MOUNT CARROLL – A former Savanna woman, who pleaded guilty March 1 to harassing a Black witness accusing her of hate crimes, is scheduled to be sentenced Friday, April 26, after losing a bid to withdraw her guilty plea and proceed to a jury trial.
According to her motion to withdraw the plea, filed April 1, Cheryl Hampton, 69, said she was guilty only “to protect her son [Chad Hampton, 47,] from prosecution, who was the actual instigator and facilitator of the above-described offense of witness intimidation. ... The defendant does not wish to take responsibility for this offense, since she had no involvement in the placement of the black effigy or the racist and derogatory language displayed on her home, who she was sharing with her son.”
Carroll County Judge Jerry Kane denied the request April 10.
Cheryl Hampton, now of Rock Island, faces three to seven years in prison. It is a probational offense.
She was expected to be sentenced April 17, but the hearing was reset at the request of the defense and over the objections of State’s Attorney Aaron Kaney.
Hampton pleaded guilty the day after Chad Hampton, now of Victoria in Knox County, was found not guilty at a bench trial of criminal damage to property, a misdemeanor.
He was accused of spraying the same neighbor’s yard with weed-killer, but Kane found that the state did not prove that he knowingly damaged the lawn.
The Hamptons also are accused in a civil lawsuit of harassing their neighbor for months in 2020, resulting in several alleged violations of the Illinois hate crimes statute.
That lawsuit, the state’s first civil hate crime lawsuit, was filed by Attorney General Kwame Raoul’s office May 31, 2022, and seeks penalties of at least $100,000.
According to the court record, Cheryl Hampton, who is represented by Mount Carroll Public Defender David J. Brown in the criminal case, has consistently failed to appear at case management conferences set in the civil case.

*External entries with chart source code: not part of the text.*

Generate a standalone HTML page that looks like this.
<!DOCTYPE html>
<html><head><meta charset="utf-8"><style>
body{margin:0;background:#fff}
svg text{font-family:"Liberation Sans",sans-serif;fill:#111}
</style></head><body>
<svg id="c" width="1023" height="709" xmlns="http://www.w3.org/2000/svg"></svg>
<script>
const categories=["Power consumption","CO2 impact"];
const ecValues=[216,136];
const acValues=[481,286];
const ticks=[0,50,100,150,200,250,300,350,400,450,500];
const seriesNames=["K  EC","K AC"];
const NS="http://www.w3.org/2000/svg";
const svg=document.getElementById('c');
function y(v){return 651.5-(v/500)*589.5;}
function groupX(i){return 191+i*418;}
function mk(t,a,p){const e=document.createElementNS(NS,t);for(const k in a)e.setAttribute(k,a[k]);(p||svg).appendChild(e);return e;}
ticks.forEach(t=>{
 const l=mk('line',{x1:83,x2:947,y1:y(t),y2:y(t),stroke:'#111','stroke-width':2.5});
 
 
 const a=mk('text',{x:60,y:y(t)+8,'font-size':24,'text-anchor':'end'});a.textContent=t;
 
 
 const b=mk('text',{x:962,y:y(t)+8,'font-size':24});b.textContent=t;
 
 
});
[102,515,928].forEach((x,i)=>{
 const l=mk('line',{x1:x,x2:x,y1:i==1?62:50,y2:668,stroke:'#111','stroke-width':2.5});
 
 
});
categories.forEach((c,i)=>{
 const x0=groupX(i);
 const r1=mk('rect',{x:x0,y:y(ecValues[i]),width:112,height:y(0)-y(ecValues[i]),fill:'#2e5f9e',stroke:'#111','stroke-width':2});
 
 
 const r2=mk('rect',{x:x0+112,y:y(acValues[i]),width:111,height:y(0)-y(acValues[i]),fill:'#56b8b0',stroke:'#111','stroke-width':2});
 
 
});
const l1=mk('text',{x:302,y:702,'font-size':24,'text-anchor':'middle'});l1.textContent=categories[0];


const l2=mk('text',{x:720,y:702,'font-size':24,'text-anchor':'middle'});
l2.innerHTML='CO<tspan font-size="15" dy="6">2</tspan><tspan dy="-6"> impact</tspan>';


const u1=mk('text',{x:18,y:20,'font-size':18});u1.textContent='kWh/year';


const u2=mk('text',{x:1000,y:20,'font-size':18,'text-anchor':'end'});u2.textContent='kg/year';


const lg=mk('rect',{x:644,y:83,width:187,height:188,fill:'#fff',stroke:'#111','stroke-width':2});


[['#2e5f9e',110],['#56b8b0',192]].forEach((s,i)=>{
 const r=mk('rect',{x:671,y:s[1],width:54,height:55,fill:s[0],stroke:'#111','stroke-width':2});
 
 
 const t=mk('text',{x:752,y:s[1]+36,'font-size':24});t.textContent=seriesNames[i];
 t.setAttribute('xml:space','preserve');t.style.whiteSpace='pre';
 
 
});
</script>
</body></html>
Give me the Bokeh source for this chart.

She failed to appear in person or at virtual hearings Nov. 27, Jan. 23, March 25, April 4 and April 18, court records show.
The next case management conference in the lawsuit is set for May 23.
Defendants in civil suits are not entitled to appointed attorneys; Cheryl Hampton appears to not be represented, and Chad Hampton has been appearing pro se.
According to the suit:
The neighbor bought his home in the 300 block of Bowen Street on Oct. 16, 2019. The Hamptons lived next door in a rental.
A little more than six months after he moved in, on July 12, 2020, he told police that his orange retractable fence was cut in half the day after Cheryl Hampton told him she would tear it down.
Savanna police Lt. Daniel Nevills, now retired, responded to the Hamptons’ home, where Cheryl Hampton used a racial slur and told Nevills that she didn’t want to live next door to a Black person, according to the suit.
Later that day, the neighbor told police that Chad Hampton sprayed his yard with weed-killer. Chad Hampton was charged Sept. 20 and arraigned on the misdemeanor charge Oct. 19, 2020.
Less than a week later, an effigy was hung by a noose in a tree in the Hamptons’ yard, bearing a mask painted black with a curly black wig with patches of white, resembling the neighbor’s salt-and-pepper hair, and wearing clothing resembling his, according to the suit. A large chain bound the head, arms and torso. The tree was a few feet from the neighbor’s home.
The Hamptons also painted a racial slur on one of their windows facing the neighbor’s home and draped a Confederate flag behind it, according to the suit.
The scene, photos of which were filed along with the civil complaint, was staged in retaliation against the neighbor, who had contacted Savanna police repeatedly about other “aggressive actions” by the Hamptons, according to the suit.
Savanna police visited the Hampton home again Oct. 26, 2020, and Cheryl Hampton “admitted the display targeted” the neighbor because they were tired of his complaints against them, she said.
Police asked her to move the effigy out of his view, and she refused, according to the suit.
The next day, Nevills and then-Mayor Chris Lain went to the Hamptons’ home, and Cheryl Hampton told them that she was tired of the complaints, that she was angry that her son had to take a day off work to attend court, that the hanging figure was a “Halloween decoration” and that she would not move it out of her neighbor’s view, according to the suit.
She was arrested and charged later that day with harassing a witness, the charge to which she pleaded guilty March 1.